Modulating the packing and photovoltaic performance of (bisthiophene)benzene-linked polymer acceptors through simple methylation engineering

Abstract

Three polymerized small molecule acceptors (PSMAs), namely PY-TP, PY-TPMe2, and PY-TPMe4, were designed and synthesized by employing (bisthiophene)benzene linkers containing various methyl-substituted phenylene groups. All the PSMAs exhibit similar absorption maxima in films as well as LUMO energy levels. However, the increased number of methyl groups on the linkers induces steric hindrance and decreases the coplanarity of the polymer backbones, which, in turn, increases intermolecular π–π stacking distances. When the three acceptors are blended with a classical polymer donor PM6, PY-TPMe4 with a highly twisted backbone has a large π–π stacking distance and excessive phase separation, whereas PY-TP and PY-TPMe2 with moderately twisted backbones demonstrate more compact π–π stacking and suitable phase separation morphology. As a result, PY-TP and PY-TPMe2 exhibit better exciton dissociation and charge transport, leading to much higher photovoltaic performance compared to PY-TPMe4. Particularly, PY-TPMe2 effectively regulates the crystallinity and achieves a more suitable phase separation morphology in the blend films.
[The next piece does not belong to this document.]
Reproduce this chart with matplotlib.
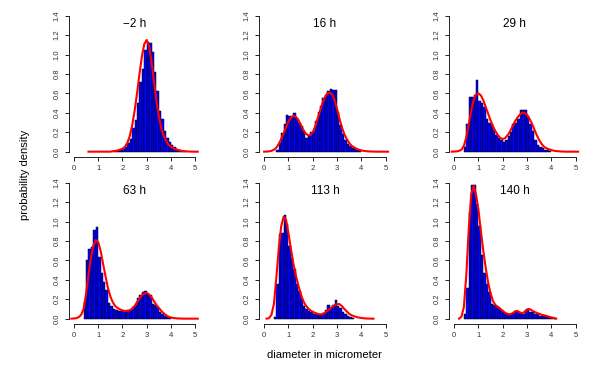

The optimal PY-TPMe2-based photovoltaic device exhibits the best exciton dissociation and charge transport performance, achieving the highest power conversion efficiency (PCE) of 8.4% among the devices based on the three PSMAs, with a high open-circuit voltage (V_OC) of 0.97 V, a short-circuit current density (J_SC) of 14.74 mA cm⁻² and a fill factor (FF) of 59.65%. These findings provide new insights into the regulation of the molecular packing and photovoltaic performance of polymer acceptors through simple methylation modification on linkers for designing novel PSMA materials.